C. Jehu’s reign. Jehu reigned for twenty-eight years (2 Kings 10:36) and died a natural death; but it was a period of decline. Having broken with the Phoenicians, he found himself paying tribute as they did to Shalmaneser III; this is recorded in the “black obelisk” from Nimrud. Kraeling (ch. 9, p. 80) defines Jehu’s policy as “continued political alignment” with Phoenicia, but this appears to go beyond the evidence, and his citation of 2 Kings 10:31 is hardly relevant. As other authorities rightly point out, Jehu had administered the most insulting rebuffs to Tyre. Neither is it evident that the Phoenicians paid tribute for any reason but to secure their own safety. Jehu may have been seeking the protection of Assyria against the Arameans; but a recently discovered copy of Shalmaneser’s annals supports Olmstead’s suggestion that the Assyrians reached the sea, not first at Nahr-el-Kelb toward Byblos, but at Mt. Carmel, after marching through Hauran and northern Israel. The tribute apparently was not large; prob. Shalmaneser was not seeking more than a satisfactory climax to his somewhat inconclusive campaign against Hazael.

Assyrian activity faded out as their attention was engaged first by Urartu, then by civil war. Hazael, regaining his strength, went on to occupy the country E of Jordan (see 2 Kings 10:33; there is no need to infer from this text that Jehu first retook the Medeba district, and then lost it to Hazael). Isaiah (15:16) and Jeremiah (48) refer to many of the towns as Moabite, so Mesha prob. settled and held them, though at various times Aramean suzerainty was asserted.
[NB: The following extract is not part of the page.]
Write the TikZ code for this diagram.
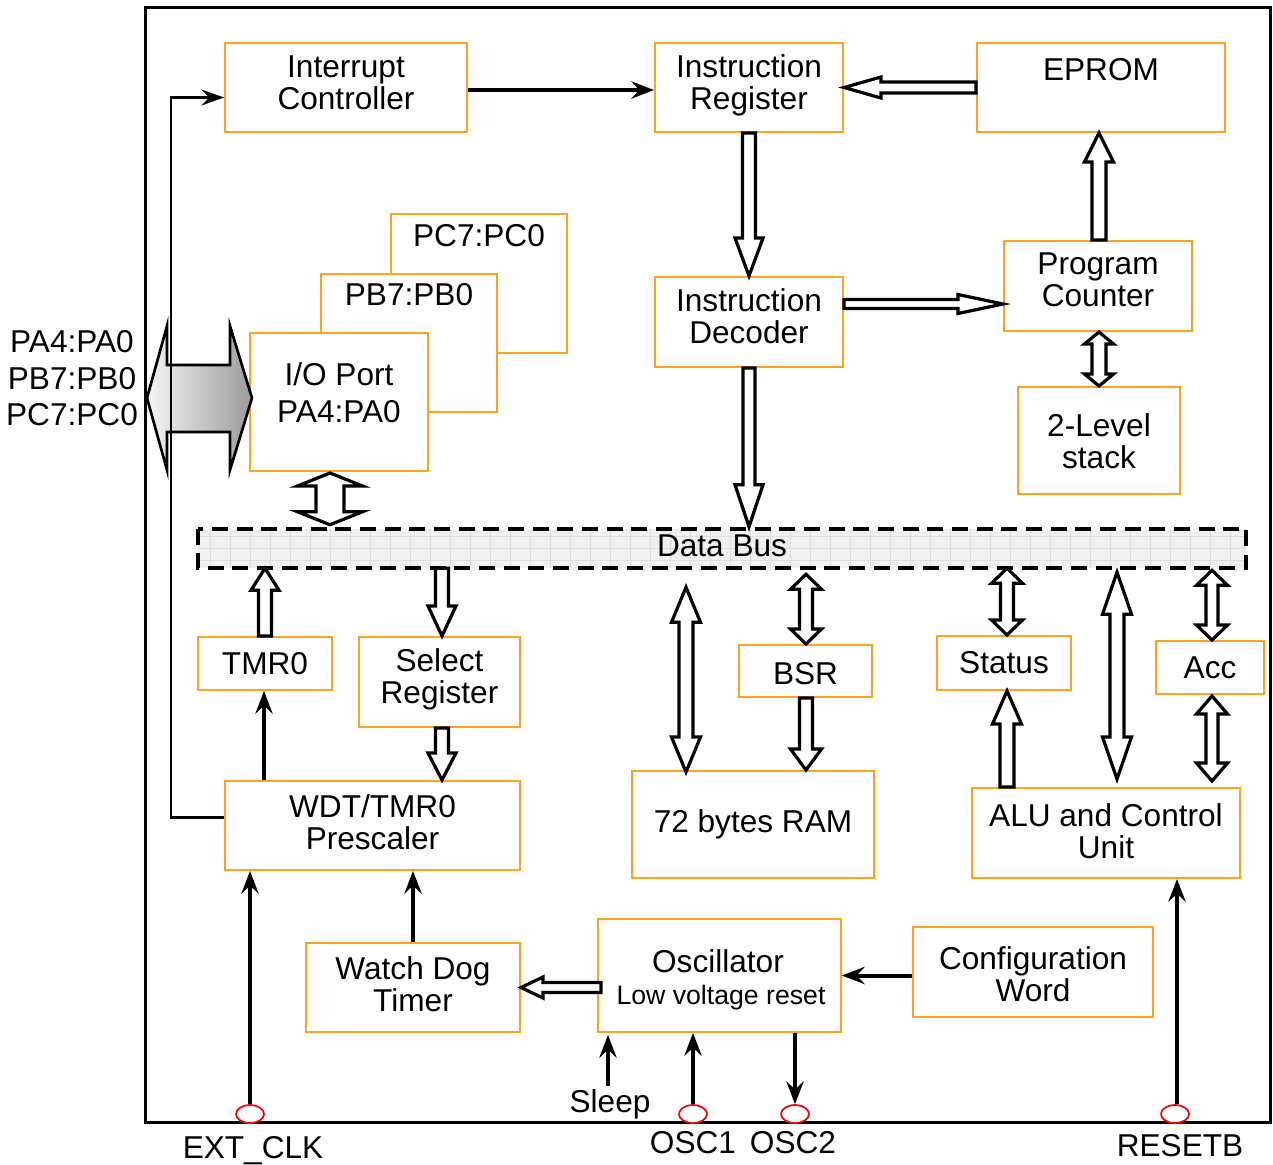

D. Evaluation. Jehu failed to keep his early promise, both in religious zeal and in leadership. One can only guess whether he found the problems too big, or succumbed to the deeper temptations of the society that he had set out to purge. Certainly, he was gifted with courage, even audacity, and a power of command. His name, and his father’s, indicate a conservative background, which helps to explain his readiness to do Elisha’s bidding. His association with Jehonadab the Rechabite is unquestionably significant. J. Morgenstern (HUCA XV [1940], pp. 230-248), who finds the significance sinister, claims that Jehonadab brought Elisha’s directions for the religious purge, which he sees as a follow through from Asa’s reforms (fifty-eight years earlier). It is more probable, as W. F. Albright suggests, that the support of the pastoral Rechabite leader stemmed from hatred of civilized society, which had brought poverty to the country and also discontent to the militia, as well as frustration to a part at any rate of the officers (The Biblical Period, p. 36). Jezebel miscalculated when she compared Jehu to Zimri; this time, the army did not react.

Socially, the episode may be seen as a revolt against the abuses of wealth. It could not touch the roots of the problem; as prosperity returned, so did the abuse, as observed in the prophecy of Amos in the next cent. In divine providence, Israel was saved on the brink of desperate peril and utter rejection of the Lord, and given yet another opportunity of repentance.

The purge, as Morgenstern points out, seriously weakened the upper class and therefore the army. This, however, only partly explains the failure to withstand Hazael; the stories of Elisha record dramatic reversals of position in wars between Ben-hadad and Jehoram. The apparent lethargy of Jehu’s reign is still an enigma.

Bibliography E. Kraeling, Aram and Israel (1918), 73-84; A. T. Olmstead, History of Assyria (1923), 139; History of Palestine and Syria (1931), 398.; Sumer, VII (1951), 11; J. Montgomery, Kings ICC (1951); J. Pritchard, ANET2 (1955), 278, 281; D. W. Thomas (ed.), Documents of OT Times (1958), 46-49; H. Tadmor, IEJ, XII (1962), 114ff.; G. E. Wright, Biblical Archaeology (1962), 158ff.; B. Mazar, BA, XXV (1962), 113f.; J. Gray, Kings (1964); E. Thiele, Mysterious Numbers2 (1965), 64-72; Y. Aharoni, Land of the Bible (1966), 309-311; J. Miller, JBL, LXXVI (1967), 285ff.